The majority argues that EPA was presented with the industry argument because the agency had dealt with similar issues in an earlier rulemaking. But this expansion of the record for judicial review has several troubling consequences. Most importantly, it denies members of the public the opportunity to dispute the arguments that will be examined by the court, unless they too are expected to comb through past administrative records to identify the central questions.

Secondly, it presents the agency with the extraordinary challenge of responding not only to the actual comments received, but any past comments that were relevant in similar rulemakings. Finally, it reduces the incentive of challengers to signal the most important issues to the agency so that they can be addressed without litigation.
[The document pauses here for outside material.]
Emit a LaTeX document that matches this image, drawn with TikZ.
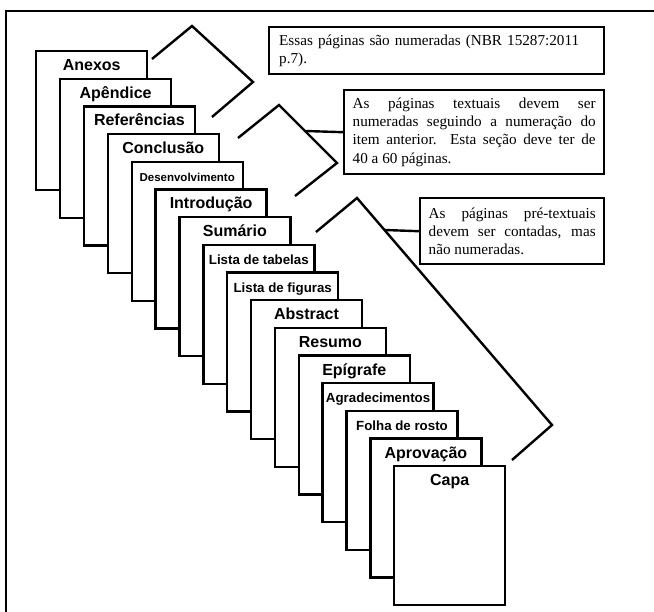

This legal gambit seems to have worked, and that is unfortunate. It is a foundational premise of administrative law that an agency's decision can be challenged only on the basis of arguments that were presented to the agency during its rulemaking process. This principle is meant to discourage exactly the kind of result that occurred in this case. An interest group displeased with an agency decision did not give the agency the chance to alter a rule and avoid litigation. Instead, they held on to their arguments and fought the regulation, successfully, in court. The result is a massive waste of agency resources and court time and a large, unnecessary delay in achieving the important net benefits of this rule.